Question

I am working on a Distributed key-value system (or data-store), which uses levelDB as its embedded database library in the back-end.

I want one node/machine to host multiple tables (for the purpose of replication and load-balancing). I understand levelDB has no notion of tables, so I cannot logically partition my data in form of tables (hence cannot use these tables as my basic unit of distribution).

My question is: is there a provision of having multiple 'logical tables' in single instance of levelDB ?

From what I know, I can have multiple instances of levelDB running on my node each handling one table. But I do not want to do that, since in this case there will be serious contention (at disk I believe) when these multiple DB instances are accessed simultaneously.
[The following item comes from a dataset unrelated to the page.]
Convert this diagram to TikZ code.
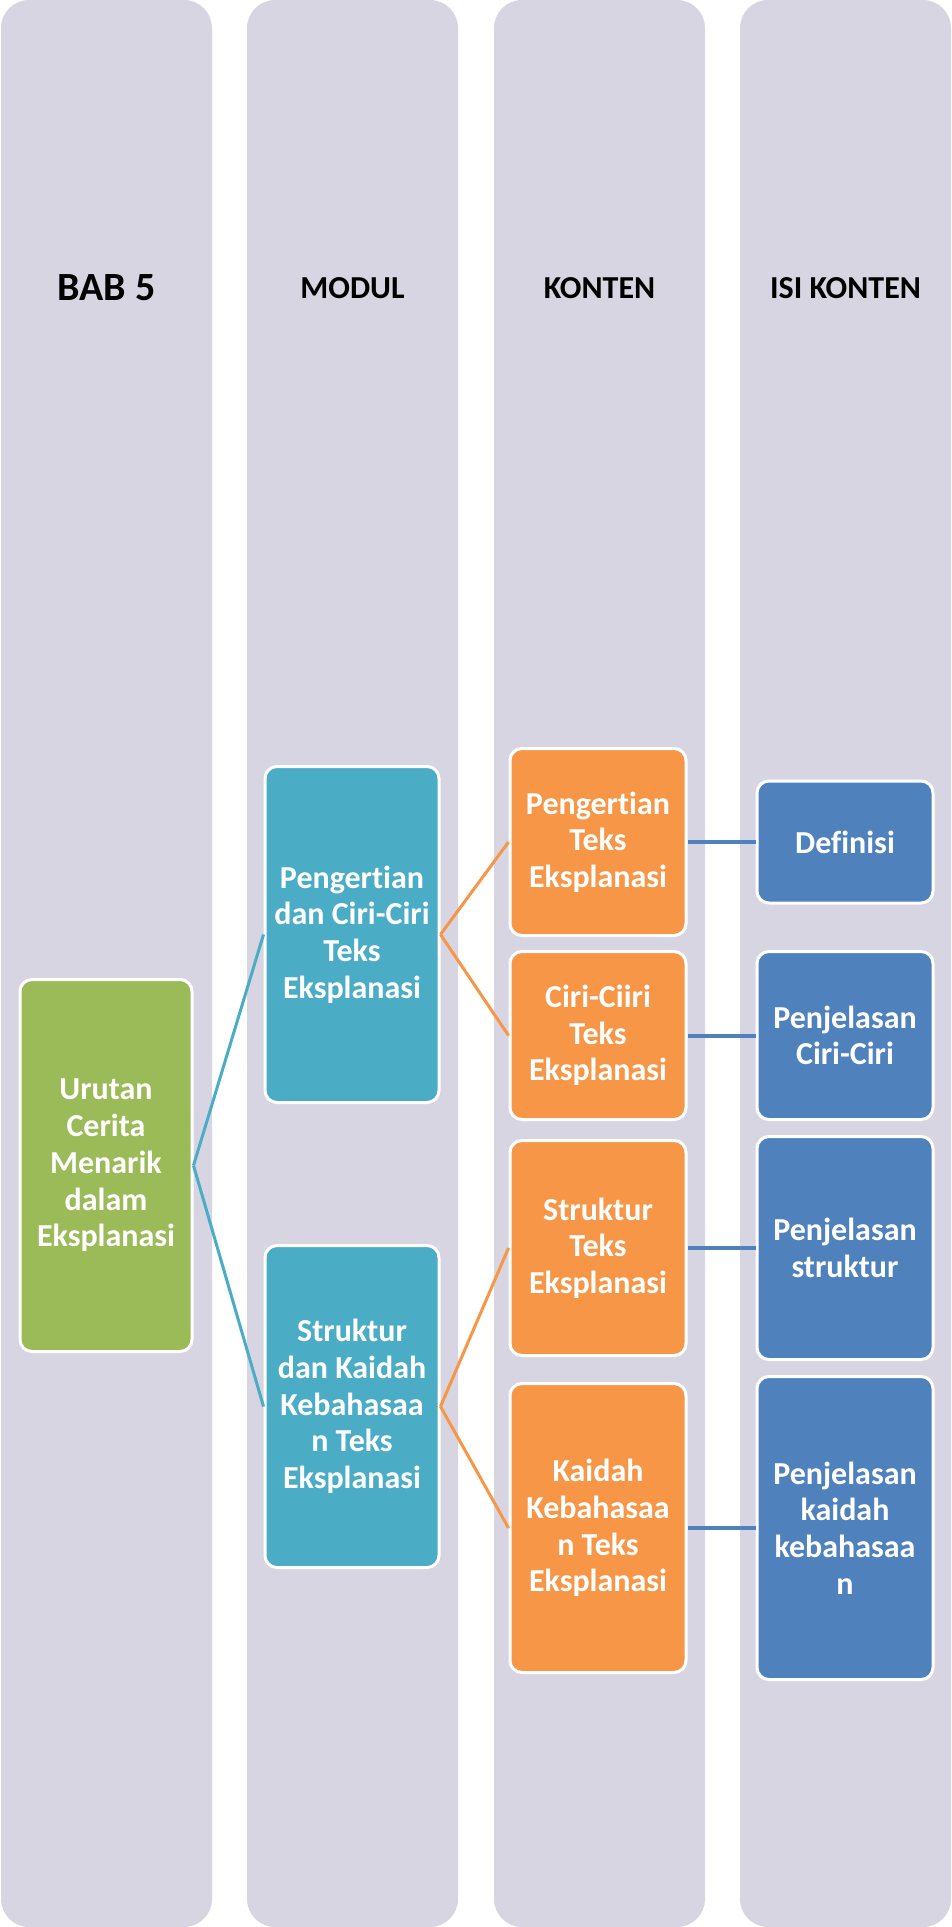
\documentclass[tikz,border=0pt]{standalone}
\usepackage{fontspec}
\setmainfont{Carlito}[Ligatures=NoCommon]
\usepackage{tikz}
\definecolor{lavcol}{HTML}{D8D5E3}
\definecolor{greencol}{HTML}{9BBB59}
\definecolor{tealcol}{HTML}{4BACC6}
\definecolor{orangecol}{HTML}{F79646}
\definecolor{bluecol}{HTML}{4F81BD}

\begin{document}
\begin{tikzpicture}[x=1pt,y=-1pt,
        column/.style={fill=lavcol,rounded corners=28pt,minimum width=211pt,minimum height=1927pt,inner sep=0pt},
        header/.style={font=\fontsize{32}{38}\selectfont\bfseries},
        box/.style={draw=white,line width=3pt,rounded corners=12pt,text=white,align=center,inner sep=0pt,
                    font=\fontsize{32}{36.7}\selectfont\bfseries},
        greenbox/.style={box,fill=greencol,minimum width=172pt},
        tealbox/.style={box,fill=tealcol,minimum width=174pt},
        orangebox/.style={box,fill=orangecol,minimum width=176pt},
        bluebox/.style={box,fill=bluecol,minimum width=176pt},
        tealline/.style={draw=tealcol,line width=3pt},
        orangeline/.style={draw=orangecol,line width=3pt},
        blueline/.style={draw=bluecol,line width=4pt}]
              \useasboundingbox (0,0) rectangle (951,1927);
              \foreach \i/\x in {1/106.5,2/352.5,3/599.5,4/845.5}
                  \node[column] (col\i) at (\x,963.5) {};
              \node[header,font=\fontsize{40}{48}\selectfont\bfseries] (bab) at (106.5,288) {BAB 5};
              \node[header] (modul) at (352.5,288) {MODUL};
              \node[header] (konten) at (599.5,288) {KONTEN};
              \node[header] (isikonten) at (845.5,288) {ISI KONTEN};

              \node[greenbox,minimum height=372pt] (urutan) at (106,1165.5) {Urutan\\Cerita\\Menarik\\dalam\\Eksplanasi};
              \node[tealbox,minimum height=336pt] (pengciri) at (352,934.5) {Pengertian\\dan Ciri-Ciri\\Teks\\Eksplanasi};
              \node[tealbox,minimum height=322pt] (strukaidah) at (352,1406.5) {Struktur\\dan Kaidah\\Kebahasaa\\n Teks\\Eksplanasi};
              \node[orangebox,minimum height=187pt] (pengertian) at (598,842) {Pengertian\\Teks\\Eksplanasi};
              \node[orangebox,minimum height=168pt] (ciri) at (598,1035.5) {Ciri-Ciiri\\Teks\\Eksplanasi};
              \node[orangebox,minimum height=215pt] (struktur) at (598,1248) {Struktur\\Teks\\Eksplanasi};
              \node[orangebox,minimum height=289pt] (kaidah) at (598,1528) {Kaidah\\Kebahasaa\\n Teks\\Eksplanasi};
              \node[bluebox,minimum height=122pt] (definisi) at (845,842) {Definisi};
              \node[bluebox,minimum height=168pt] (pjciri) at (845,1035.5) {Penjelasan\\Ciri-Ciri};
              \node[bluebox,minimum height=223pt] (pjstruktur) at (845,1248) {Penjelasan\\struktur};
              \node[bluebox,minimum height=303pt] (pjkaidah) at (845,1528) {Penjelasan\\kaidah\\kebahasaa\\n};

              \draw[tealline] (urutan.east) -- (pengciri.west);
              \draw[tealline] (urutan.east) -- (strukaidah.west);
              \draw[orangeline] (pengciri.east) -- (pengertian.west);
              \draw[orangeline] (pengciri.east) -- (ciri.west);
              \draw[orangeline] (strukaidah.east) -- (struktur.west);
              \draw[orangeline] (strukaidah.east) -- (kaidah.west);
              \draw[blueline] (pengertian.east) -- (definisi.west);
              \draw[blueline] (ciri.east) -- (pjciri.west);
              \draw[blueline] (struktur.east) -- (pjstruktur.west);
              \draw[blueline] (kaidah.east) -- (pjkaidah.west);
\end{tikzpicture}
\end{document}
While having multiple logical tables in single instance of DB can give me advantages of levelDB optimizations for minimizing disk accesses.

Was it helpful?

Solution

If you want to have multiple "logical tables" in LevelDB, then you have to partition your key space or add a prefix to the keys. For each table create a different prefix, eg:

0x0001 is for table 1
0x0002 is for table 2
0x0003 is for table 3
and so on...

So a key would consist of the table prefix and the key itself: [0x0001,0xFF11] would address key 0xFF11 in table 1. You can then use a single LevelDB instance and have multiple "key spaces" which would correspond to "tables".

OTHER TIPS

Your best option is partitioning the key space using a key prefix as suggested by Lirik. Though opening multiple databases is possible, I would not recommend it for your use case, since the databases will not share any buffers and caches. Working with multiple open databases may negatively impact performance, and it will make optimizing resource use (mostly memory) a lot harder.